The Grand Rapids LipDub: A tribute to my hometown

grand rapids post card.jpg
That's right, Newsweek.
​Few could have anticipated a decade or two ago, when I was a kid growing up in Grand Rapids, Michigan, what kind of toll the decline of the Big Three automakers would take on the whole state; back then, it was a solidly middle-class and blue-collar place to be from, a place where people held solid, secure factory jobs that would support a family and a two-car garage (my mom actually worked as a seamstress in a GM plant for a while after my parents divorced). Times have changed.

These days, Michigan's economy is notoriously terrible -- and even though old G.R. hasn't been hit as hard as, say Detroit, where at one point the unemployment rate shot up to 50 percent, times are still pretty tough.

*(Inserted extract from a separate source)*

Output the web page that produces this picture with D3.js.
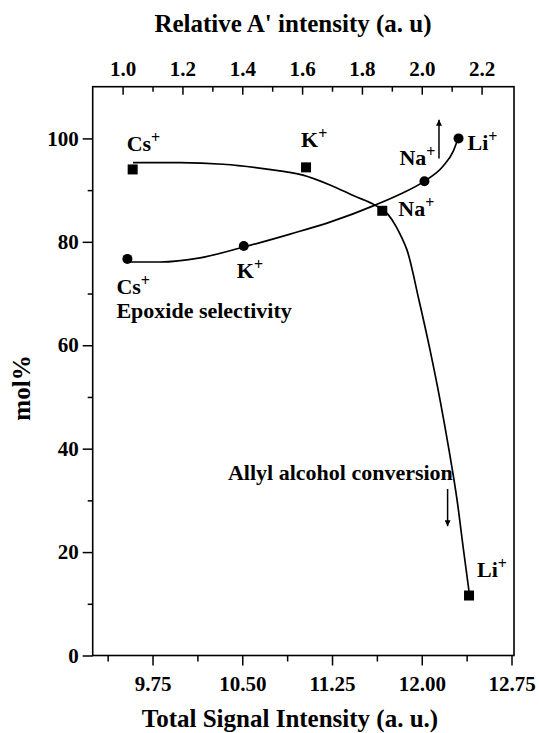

Sometime around when the economy started to tank nationwide in the early 2000s, my stepdad was forced to close down his longtime photography studio and go to work in a factory for Amway, which is pretty much the only big manufacturer in town still going strong, while my mom has struggled to find work cleaning houses for wealthy folks who weren't so wealthy anymore. Accounting for inflation, the property value of their house, which they bought when I was in the sixth grade, has actually declined. My sisters have fared a little better (one works for the county and another is a hair stylist), but Big Three subsidiary plants and all sorts of businesses that have been around since I was young have continued to close, and the unemployment rate is still over 10 percent.

And people (admittedly, like me) have continued to pack up and move to greener job prospects -- the population has been on the decline for over a decade. Nevertheless, people from Grand Rapids didn't take too kindly to a recent Newsweek piece that put G-Rap (its gangsta name) among the nation's top ten dying cities (Flint and Detroit also placed on that list -- not exactly a ringing endorsement for Michigan).

With the cooperation of city officials, several news personalities, two weddings, a marching band and a whole bunch of people, director Rob Bliss roped together $40,000 to make a truly epic lip-sync video set to Don McLean's "American Pie," ten minutes of continuous video with nary an edit, to show that -- on the contrary -- Grand Rapids is very much alive. And make no mistake: It is awesome. Roger Ebert called it "the greatest music video ever made." It's racked up close to 2 million views since Memorial Day weekend -- which is about ten times the population of Grand Rapids, by the way. Ah, it does me proud.

So fuck you, Newsweek. You're dying.